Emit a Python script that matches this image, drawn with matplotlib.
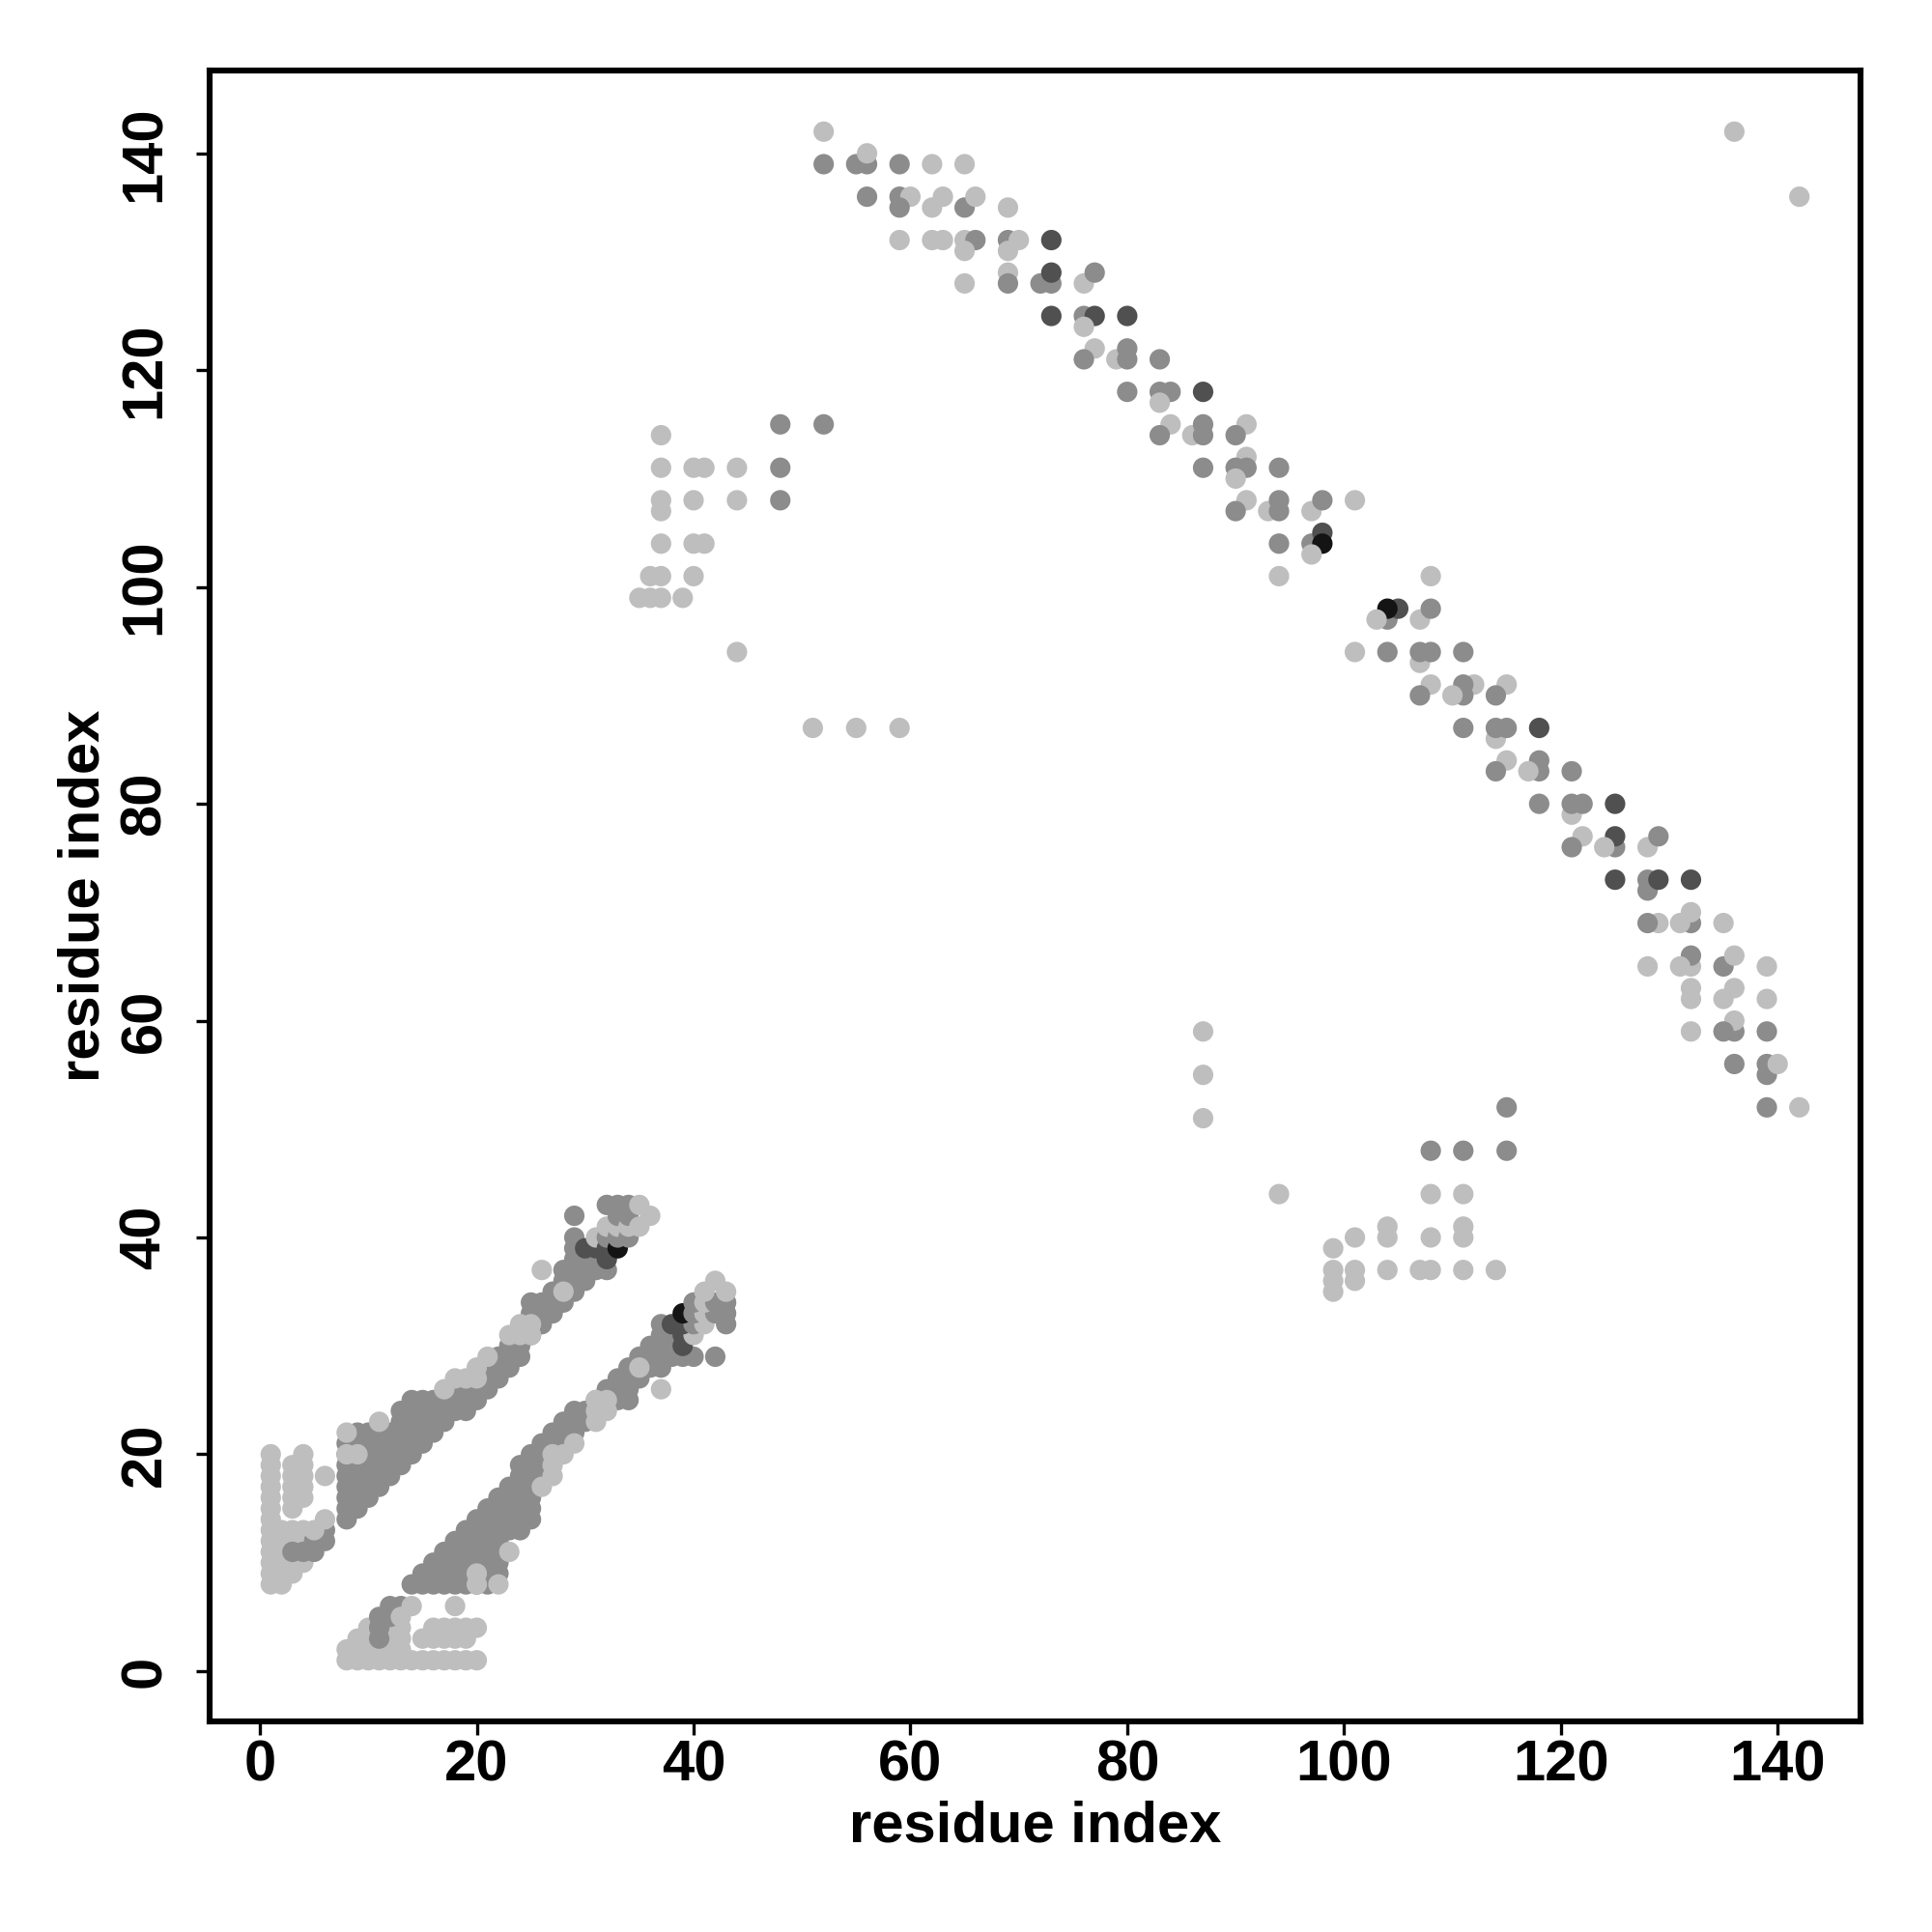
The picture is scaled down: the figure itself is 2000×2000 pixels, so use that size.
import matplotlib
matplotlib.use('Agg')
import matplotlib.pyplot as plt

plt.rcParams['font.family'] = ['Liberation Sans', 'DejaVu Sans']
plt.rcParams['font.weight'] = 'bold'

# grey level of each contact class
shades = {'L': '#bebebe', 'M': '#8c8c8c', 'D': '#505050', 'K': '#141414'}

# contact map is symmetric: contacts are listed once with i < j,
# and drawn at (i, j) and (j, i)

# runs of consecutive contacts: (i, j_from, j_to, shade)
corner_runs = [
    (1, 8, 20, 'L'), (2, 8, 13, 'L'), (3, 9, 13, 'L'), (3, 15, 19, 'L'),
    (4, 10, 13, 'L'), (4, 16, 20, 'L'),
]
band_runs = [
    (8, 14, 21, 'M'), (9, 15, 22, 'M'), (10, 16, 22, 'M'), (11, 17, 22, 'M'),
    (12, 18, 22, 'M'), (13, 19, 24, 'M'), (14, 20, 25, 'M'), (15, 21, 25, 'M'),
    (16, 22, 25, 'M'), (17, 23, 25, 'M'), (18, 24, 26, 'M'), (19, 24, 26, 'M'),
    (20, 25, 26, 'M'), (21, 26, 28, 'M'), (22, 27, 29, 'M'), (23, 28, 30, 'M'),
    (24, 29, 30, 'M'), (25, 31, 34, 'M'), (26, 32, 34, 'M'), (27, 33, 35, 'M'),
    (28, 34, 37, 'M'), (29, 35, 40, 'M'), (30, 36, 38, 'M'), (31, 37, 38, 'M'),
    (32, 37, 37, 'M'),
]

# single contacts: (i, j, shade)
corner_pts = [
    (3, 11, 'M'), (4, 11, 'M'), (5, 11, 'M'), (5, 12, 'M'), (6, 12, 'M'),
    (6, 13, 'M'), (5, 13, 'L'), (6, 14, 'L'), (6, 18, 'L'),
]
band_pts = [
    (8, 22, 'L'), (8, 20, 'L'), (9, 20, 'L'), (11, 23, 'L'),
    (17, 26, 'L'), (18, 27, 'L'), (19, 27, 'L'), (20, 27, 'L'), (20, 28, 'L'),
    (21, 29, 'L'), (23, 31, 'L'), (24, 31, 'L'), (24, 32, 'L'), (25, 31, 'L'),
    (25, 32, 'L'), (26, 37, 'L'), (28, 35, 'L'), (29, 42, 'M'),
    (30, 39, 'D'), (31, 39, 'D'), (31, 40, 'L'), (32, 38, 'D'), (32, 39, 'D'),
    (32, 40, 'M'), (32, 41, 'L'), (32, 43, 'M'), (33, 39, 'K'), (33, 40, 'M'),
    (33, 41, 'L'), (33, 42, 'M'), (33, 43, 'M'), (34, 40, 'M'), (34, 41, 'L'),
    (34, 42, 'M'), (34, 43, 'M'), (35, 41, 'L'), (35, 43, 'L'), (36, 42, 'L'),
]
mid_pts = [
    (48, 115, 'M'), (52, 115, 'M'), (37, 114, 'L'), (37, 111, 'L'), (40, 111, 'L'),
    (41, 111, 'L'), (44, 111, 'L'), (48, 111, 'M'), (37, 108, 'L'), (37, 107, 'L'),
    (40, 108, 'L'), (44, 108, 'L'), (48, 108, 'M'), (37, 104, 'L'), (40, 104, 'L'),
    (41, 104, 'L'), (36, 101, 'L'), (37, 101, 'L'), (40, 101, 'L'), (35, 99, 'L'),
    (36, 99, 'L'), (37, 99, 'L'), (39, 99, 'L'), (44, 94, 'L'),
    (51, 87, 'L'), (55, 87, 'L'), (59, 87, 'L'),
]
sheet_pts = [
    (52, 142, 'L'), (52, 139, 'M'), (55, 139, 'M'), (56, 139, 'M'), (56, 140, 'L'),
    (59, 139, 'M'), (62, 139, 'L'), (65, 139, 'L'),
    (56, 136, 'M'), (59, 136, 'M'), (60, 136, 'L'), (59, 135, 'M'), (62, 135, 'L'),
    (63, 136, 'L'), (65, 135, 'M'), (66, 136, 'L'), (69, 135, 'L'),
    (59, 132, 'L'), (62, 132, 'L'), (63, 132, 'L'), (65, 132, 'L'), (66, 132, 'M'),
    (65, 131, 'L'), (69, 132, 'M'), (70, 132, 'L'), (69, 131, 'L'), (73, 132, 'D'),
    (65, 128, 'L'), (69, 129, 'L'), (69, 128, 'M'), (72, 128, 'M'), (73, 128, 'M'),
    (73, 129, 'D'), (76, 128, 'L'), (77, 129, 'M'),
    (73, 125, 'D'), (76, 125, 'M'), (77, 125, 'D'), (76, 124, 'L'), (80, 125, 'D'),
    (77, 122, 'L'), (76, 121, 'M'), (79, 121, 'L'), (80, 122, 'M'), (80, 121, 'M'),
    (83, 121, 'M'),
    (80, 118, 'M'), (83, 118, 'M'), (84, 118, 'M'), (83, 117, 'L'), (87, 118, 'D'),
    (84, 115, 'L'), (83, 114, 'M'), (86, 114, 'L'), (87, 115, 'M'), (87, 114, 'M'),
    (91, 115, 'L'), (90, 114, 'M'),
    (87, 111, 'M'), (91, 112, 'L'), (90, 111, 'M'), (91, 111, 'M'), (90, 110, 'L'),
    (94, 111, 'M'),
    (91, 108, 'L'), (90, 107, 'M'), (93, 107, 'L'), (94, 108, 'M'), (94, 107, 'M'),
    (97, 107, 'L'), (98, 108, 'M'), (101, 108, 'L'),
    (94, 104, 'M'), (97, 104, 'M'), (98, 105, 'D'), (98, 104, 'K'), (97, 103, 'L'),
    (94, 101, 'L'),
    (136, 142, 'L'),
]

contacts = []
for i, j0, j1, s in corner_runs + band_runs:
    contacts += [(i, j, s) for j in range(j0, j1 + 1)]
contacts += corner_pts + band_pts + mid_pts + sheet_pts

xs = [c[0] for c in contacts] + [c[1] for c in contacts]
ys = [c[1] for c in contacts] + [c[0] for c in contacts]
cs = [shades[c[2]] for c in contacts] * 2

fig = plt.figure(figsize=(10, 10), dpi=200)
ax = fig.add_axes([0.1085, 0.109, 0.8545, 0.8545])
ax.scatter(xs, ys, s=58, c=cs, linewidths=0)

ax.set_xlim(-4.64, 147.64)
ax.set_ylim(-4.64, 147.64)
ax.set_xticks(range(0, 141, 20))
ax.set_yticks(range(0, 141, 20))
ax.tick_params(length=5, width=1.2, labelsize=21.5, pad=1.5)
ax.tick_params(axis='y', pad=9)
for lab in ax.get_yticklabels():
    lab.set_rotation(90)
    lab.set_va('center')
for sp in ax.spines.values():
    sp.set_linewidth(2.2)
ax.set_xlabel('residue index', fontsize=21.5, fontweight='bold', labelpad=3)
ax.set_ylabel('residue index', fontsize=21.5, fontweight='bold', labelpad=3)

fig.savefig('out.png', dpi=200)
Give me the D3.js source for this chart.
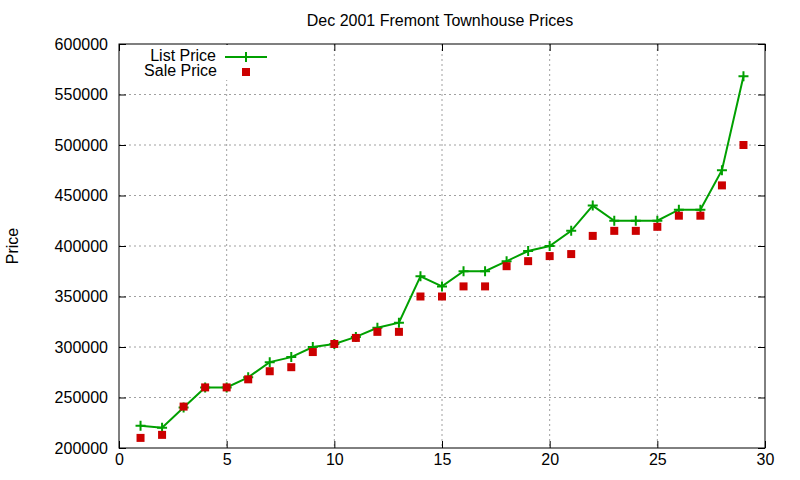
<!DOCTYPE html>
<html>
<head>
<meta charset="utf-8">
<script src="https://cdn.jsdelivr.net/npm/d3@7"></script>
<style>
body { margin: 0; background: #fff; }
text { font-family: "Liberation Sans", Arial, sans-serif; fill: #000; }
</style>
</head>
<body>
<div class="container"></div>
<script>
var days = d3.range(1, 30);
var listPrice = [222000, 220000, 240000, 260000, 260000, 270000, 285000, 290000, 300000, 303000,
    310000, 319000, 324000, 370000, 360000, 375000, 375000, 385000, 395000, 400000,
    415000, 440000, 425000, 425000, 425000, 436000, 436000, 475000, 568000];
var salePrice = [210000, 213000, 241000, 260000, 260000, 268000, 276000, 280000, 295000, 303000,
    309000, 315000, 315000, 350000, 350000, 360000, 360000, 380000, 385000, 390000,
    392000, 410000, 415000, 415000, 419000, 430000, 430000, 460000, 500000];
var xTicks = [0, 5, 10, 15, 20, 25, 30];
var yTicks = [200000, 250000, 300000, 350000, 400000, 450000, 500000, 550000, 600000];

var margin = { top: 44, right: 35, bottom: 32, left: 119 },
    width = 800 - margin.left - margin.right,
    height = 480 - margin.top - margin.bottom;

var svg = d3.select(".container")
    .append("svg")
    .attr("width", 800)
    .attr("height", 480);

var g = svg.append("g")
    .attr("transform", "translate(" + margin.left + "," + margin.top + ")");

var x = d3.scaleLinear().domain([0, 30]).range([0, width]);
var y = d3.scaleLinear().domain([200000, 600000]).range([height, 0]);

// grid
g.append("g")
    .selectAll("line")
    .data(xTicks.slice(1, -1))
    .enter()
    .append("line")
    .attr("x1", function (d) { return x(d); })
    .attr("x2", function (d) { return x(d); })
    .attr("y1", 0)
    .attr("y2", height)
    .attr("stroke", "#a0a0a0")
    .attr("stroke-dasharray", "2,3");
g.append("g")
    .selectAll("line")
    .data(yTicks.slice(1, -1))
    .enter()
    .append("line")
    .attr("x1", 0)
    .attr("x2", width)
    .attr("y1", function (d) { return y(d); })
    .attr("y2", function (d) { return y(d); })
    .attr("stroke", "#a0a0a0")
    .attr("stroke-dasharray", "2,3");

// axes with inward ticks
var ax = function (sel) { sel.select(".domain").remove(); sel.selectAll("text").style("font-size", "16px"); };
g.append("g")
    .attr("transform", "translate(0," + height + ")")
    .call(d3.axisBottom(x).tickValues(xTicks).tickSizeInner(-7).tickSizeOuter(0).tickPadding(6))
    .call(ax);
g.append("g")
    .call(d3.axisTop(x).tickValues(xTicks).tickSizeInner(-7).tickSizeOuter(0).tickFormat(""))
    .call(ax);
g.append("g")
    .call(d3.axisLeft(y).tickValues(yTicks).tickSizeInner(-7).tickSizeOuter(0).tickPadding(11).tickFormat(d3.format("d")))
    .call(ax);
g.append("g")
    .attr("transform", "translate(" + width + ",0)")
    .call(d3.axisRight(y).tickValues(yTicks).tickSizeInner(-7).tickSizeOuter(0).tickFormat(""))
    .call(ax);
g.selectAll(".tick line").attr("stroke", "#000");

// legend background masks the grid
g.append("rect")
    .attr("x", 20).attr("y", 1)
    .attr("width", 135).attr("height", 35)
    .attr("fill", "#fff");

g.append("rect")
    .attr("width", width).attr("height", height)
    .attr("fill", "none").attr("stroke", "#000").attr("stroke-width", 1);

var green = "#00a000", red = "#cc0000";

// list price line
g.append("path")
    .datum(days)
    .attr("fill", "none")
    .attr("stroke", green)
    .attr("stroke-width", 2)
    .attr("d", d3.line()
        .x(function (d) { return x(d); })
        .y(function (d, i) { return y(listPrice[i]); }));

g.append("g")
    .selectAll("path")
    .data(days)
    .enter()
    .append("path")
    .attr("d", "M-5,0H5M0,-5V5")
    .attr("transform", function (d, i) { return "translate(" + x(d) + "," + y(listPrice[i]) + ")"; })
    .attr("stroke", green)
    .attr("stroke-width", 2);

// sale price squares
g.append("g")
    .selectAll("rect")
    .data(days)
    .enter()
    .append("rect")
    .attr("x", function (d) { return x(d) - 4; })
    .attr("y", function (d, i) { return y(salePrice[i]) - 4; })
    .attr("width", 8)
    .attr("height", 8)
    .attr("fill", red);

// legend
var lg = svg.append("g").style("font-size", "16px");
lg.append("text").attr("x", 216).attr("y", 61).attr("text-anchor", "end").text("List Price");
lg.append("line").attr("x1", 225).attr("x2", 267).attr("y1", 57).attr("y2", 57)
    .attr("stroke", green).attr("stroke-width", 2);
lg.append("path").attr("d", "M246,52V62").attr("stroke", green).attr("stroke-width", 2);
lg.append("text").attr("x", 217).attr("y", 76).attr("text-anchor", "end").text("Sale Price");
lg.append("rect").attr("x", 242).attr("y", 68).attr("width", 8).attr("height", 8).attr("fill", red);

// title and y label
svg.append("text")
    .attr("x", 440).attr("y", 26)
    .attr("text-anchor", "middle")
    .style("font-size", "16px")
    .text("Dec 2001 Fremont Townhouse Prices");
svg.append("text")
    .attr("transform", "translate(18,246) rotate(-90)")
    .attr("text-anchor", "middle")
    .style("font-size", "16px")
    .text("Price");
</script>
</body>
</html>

──────────────────────────────

Repeat only the lines between the start of the data and the line with "# and drawn at (i, j) and (j, i)", including those two lines, and skip the pictures.

Emit a Python script that matches this image, drawn with matplotlib.
The picture is scaled down: the figure itself is 2000×2000 pixels, so use that size.
import matplotlib
matplotlib.use('Agg')
import matplotlib.pyplot as plt

plt.rcParams['font.family'] = ['Liberation Sans', 'DejaVu Sans']
plt.rcParams['font.weight'] = 'bold'

# grey level of each contact class
shades = {'L': '#bebebe', 'M': '#8c8c8c', 'D': '#505050', 'K': '#141414'}

# contact map is symmetric: contacts are listed once with i < j,
# and drawn at (i, j) and (j, i)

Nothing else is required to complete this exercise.